CAPITOLO DECIMOTERZO.
Flebil vista a mirarsiSulla terra stillar vile e negletto
Il tronco, onde Ellesponto anco paventa:
Atro il bel volto e sparsiI crin fra il sangue, e del feroce aspetto
La bella luce impallidita e spenta!
CHIABRERA, Ode in morte di Astore Baglione.
Gian Giacomo Medici aveva riportata una nuova vittoria che poteva riuscire terminativa delle contese se avesse avuto soldati in sufficiente numero da potere conseguire tutti i vantaggi a cui apriva il campo. Venuto colle navi a Lecco, seppe che il nemico erasi già impossessato della prossima terra di Malgrate; prese quindi i necessarii concerti col capitano Alvarez Carazon che comandava il suo presidio di Lecco, ed il secondo mattino da che quivi era giunto s'accostò coi legni a Malgrate, ed assalì quel borgo furiosamente vincendo ogni resistenza a lui opposta dai Ducali. Ricciardo Acursio capitano di questi sostenne con ogni sua possa il combattimento per mantenersi in quella posizione, nutrendo sempre la speranza che fosse da un istante all'altro per sopraggiungere il Vestarino o dal lago o da terra a recargli soccorso colle sue squadre.

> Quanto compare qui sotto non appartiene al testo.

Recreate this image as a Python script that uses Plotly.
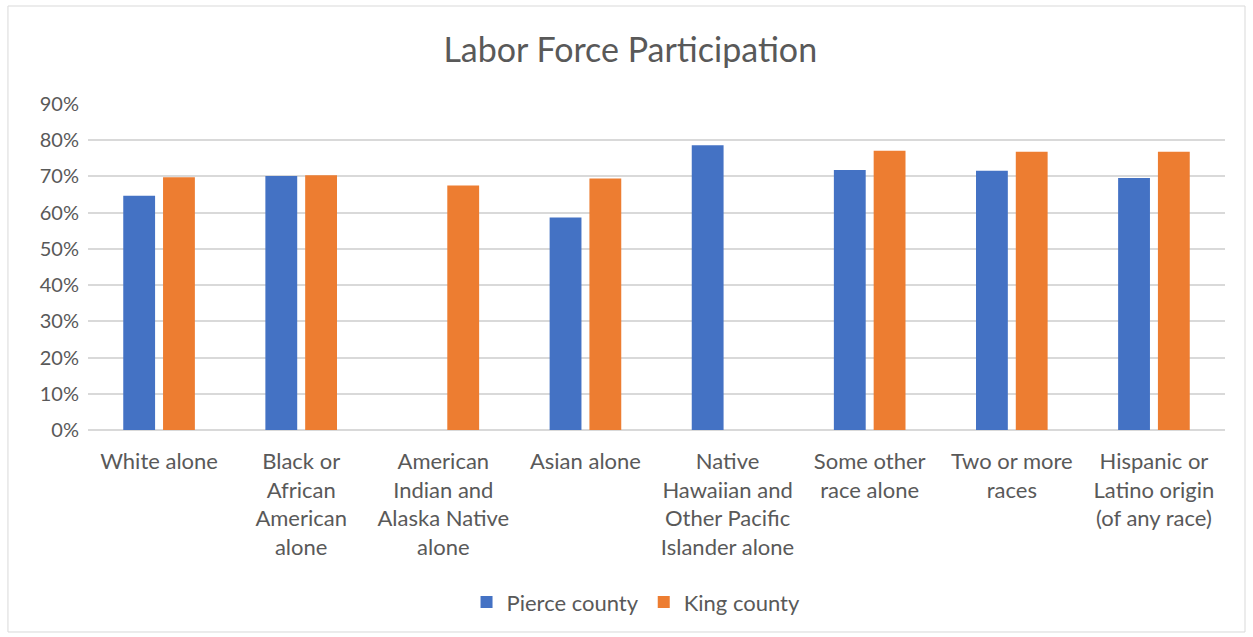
import plotly.graph_objects as go

categories = [
    "White alone",
    "Black or<br>African<br>American<br>alone",
    "American<br>Indian and<br>Alaska Native<br>alone",
    "Asian alone",
    "Native<br>Hawaiian and<br>Other Pacific<br>Islander alone",
    "Some other<br>race alone",
    "Two or more<br>races",
    "Hispanic or<br>Latino origin<br>(of any race)",
]
pierce = [0.647, 0.701, None, 0.587, 0.786, 0.718, 0.716, 0.696]
king = [0.698, 0.703, 0.675, 0.694, None, 0.771, 0.768, 0.768]
y_ticks = [0, 0.1, 0.2, 0.3, 0.4, 0.5, 0.6, 0.7, 0.8, 0.9]

TEXT = "#595959"
FONT = "Lato, 'Noto Sans', sans-serif"

fig = go.Figure()
fig.add_trace(go.Bar(name="Pierce county", x=categories, y=pierce,
                     marker=dict(color="#4472C4", line=dict(width=0))))
fig.add_trace(go.Bar(name="King county", x=categories, y=king,
                     marker=dict(color="#ED7D31", line=dict(width=0))))

fig.update_layout(
    width=1253, height=637,
    margin=dict(l=88, r=28, t=104, b=207),
    paper_bgcolor="white", plot_bgcolor="white",
    font=dict(family=FONT, color=TEXT, size=22),
    barmode="group", bargap=0.44, bargroupgap=0.2,
    title=dict(text="Labor Force Participation", x=0.503, xref="container",
               y=1 - 50 / 637, yref="container", xanchor="center", yanchor="middle",
               font=dict(size=34, color=TEXT, family=FONT)),
    legend=dict(orientation="h", x=0.482, xanchor="center", y=-0.528, yanchor="middle",
                font=dict(size=22, color=TEXT), itemsizing="constant",
                traceorder="normal", itemwidth=30),
    showlegend=True,
    hovermode=False,
)
fig.update_xaxes(showgrid=False, showline=False, ticks="", tickfont=dict(size=22, color=TEXT),
                 ticklabelstandoff=16)
fig.update_yaxes(range=[0, 0.9], tickvals=y_ticks, tickformat=".0%",
                 showgrid=True, gridcolor="#d9d9d9", gridwidth=1.5,
                 zeroline=True, zerolinecolor="#d9d9d9", zerolinewidth=1.5,
                 showline=False, ticks="", tickfont=dict(size=20, color=TEXT),
                 ticklabelstandoff=8)

# outer chart border
fig.add_shape(type="rect", xref="paper", yref="paper",
              x0=-0.0704, x1=1.0176, y0=-0.6196, y1=1.3006,
              line=dict(color="#d9d9d9", width=1), fillcolor="rgba(0,0,0,0)", layer="below")

fig.write_html("out.html")
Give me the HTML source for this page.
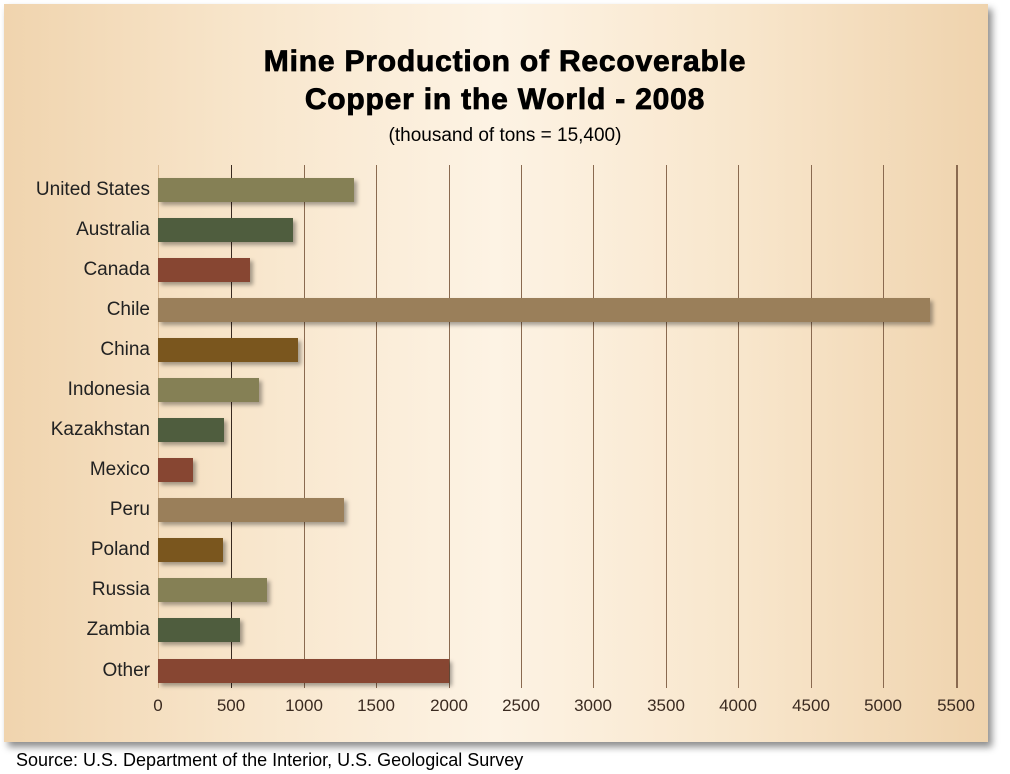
<!DOCTYPE html>
<html><head><style>
body{margin:0;width:1010px;height:774px;background:#fff;position:relative;overflow:hidden;font-family:"Liberation Sans",sans-serif}
#p{position:absolute;left:4px;top:4px;width:984px;height:738px;background:linear-gradient(90deg,#f0d4ae 0%,#f8e6cc 25%,#fdf3e4 50%,#f8e6cc 75%,#efd3ad 100%);box-shadow:4px 5px 7px rgba(0,0,0,0.45)}
.t{position:absolute;left:0;width:1010px;text-align:center;font-weight:bold;font-size:30px;letter-spacing:0.8px;color:#000;-webkit-text-stroke:0.8px #000}
.g{position:absolute;top:165px;height:523px;width:1px;background:#8a6a50}
.b{position:absolute;height:24px;box-shadow:3px 3px 4px rgba(0,0,0,0.35)}
.l{position:absolute;right:860px;font-size:19px;color:#222;text-align:right;white-space:nowrap}
.x{position:absolute;top:696px;font-size:17px;color:#3a2a20;width:60px;margin-left:-30px;text-align:center}
</style></head><body>
<div id="p"></div>
<div class="t" style="top:45px">Mine Production of Recoverable</div>
<div class="t" style="top:83px">Copper in the World - 2008</div>
<div style="position:absolute;left:0;width:1010px;text-align:center;top:125px;font-size:19px">(thousand of tons = 15,400)</div>
<div class="g" style="left:158px;background:#d8b890"></div>
<div class="g" style="left:231px;background:#3a2a20"></div>
<div class="g" style="left:304px"></div>
<div class="g" style="left:376px"></div>
<div class="g" style="left:449px"></div>
<div class="g" style="left:521px"></div>
<div class="g" style="left:593px"></div>
<div class="g" style="left:666px"></div>
<div class="g" style="left:738px"></div>
<div class="g" style="left:811px"></div>
<div class="g" style="left:883px"></div>
<div class="g" style="left:956px;width:2px"></div>
<div class="b" style="left:158px;top:178px;width:196px;background:#858055"></div>
<div class="b" style="left:158px;top:218px;width:135px;background:#4f5d3e"></div>
<div class="b" style="left:158px;top:258px;width:92px;background:#874632"></div>
<div class="b" style="left:158px;top:298px;width:772px;background:#9a7f5a"></div>
<div class="b" style="left:158px;top:338px;width:140px;background:#7a561e"></div>
<div class="b" style="left:158px;top:378px;width:101px;background:#858055"></div>
<div class="b" style="left:158px;top:418px;width:66px;background:#4f5d3e"></div>
<div class="b" style="left:158px;top:458px;width:35px;background:#874632"></div>
<div class="b" style="left:158px;top:498px;width:186px;background:#9a7f5a"></div>
<div class="b" style="left:158px;top:538px;width:65px;background:#7a561e"></div>
<div class="b" style="left:158px;top:578px;width:109px;background:#858055"></div>
<div class="b" style="left:158px;top:618px;width:82px;background:#4f5d3e"></div>
<div class="b" style="left:158px;top:659px;width:291px;background:#874632"></div>
<div class="l" style="top:179px">United States</div>
<div class="l" style="top:219px">Australia</div>
<div class="l" style="top:259px">Canada</div>
<div class="l" style="top:299px">Chile</div>
<div class="l" style="top:339px">China</div>
<div class="l" style="top:379px">Indonesia</div>
<div class="l" style="top:419px">Kazakhstan</div>
<div class="l" style="top:459px">Mexico</div>
<div class="l" style="top:499px">Peru</div>
<div class="l" style="top:539px">Poland</div>
<div class="l" style="top:579px">Russia</div>
<div class="l" style="top:619px">Zambia</div>
<div class="l" style="top:660px">Other</div>
<div class="x" style="left:158px">0</div>
<div class="x" style="left:231px">500</div>
<div class="x" style="left:304px">1000</div>
<div class="x" style="left:376px">1500</div>
<div class="x" style="left:449px">2000</div>
<div class="x" style="left:521px">2500</div>
<div class="x" style="left:593px">3000</div>
<div class="x" style="left:666px">3500</div>
<div class="x" style="left:738px">4000</div>
<div class="x" style="left:811px">4500</div>
<div class="x" style="left:883px">5000</div>
<div class="x" style="left:956px">5500</div>
<div style="position:absolute;left:16px;top:750px;font-size:18px;color:#000">Source: U.S. Department of the Interior, U.S. Geological Survey</div>
</body></html>
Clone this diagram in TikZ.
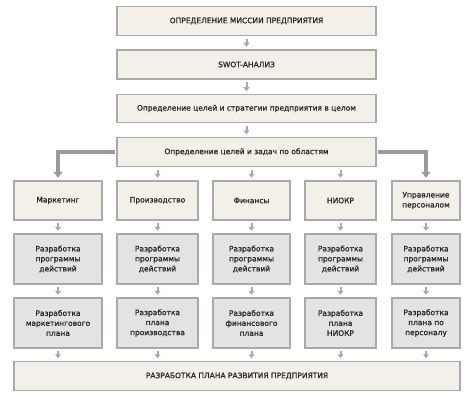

Ma questo condottiero Ducale avendo tentato invano, come abbiamo narrato, di impadronirsi di Bellaggio occupato dai Mussiani, dai quali anzi venne respinto, non osò nè credette prudente oltrepassare quel punto ed entrare nel lago di Lecco; per cui l'Acursio rimasto solo colà, assalito anche di fianco dal Catalano colla guarnigione di Lecco, fu forzato, dopo grave perdita, a darsi colle sue genti a vergognosa fuga.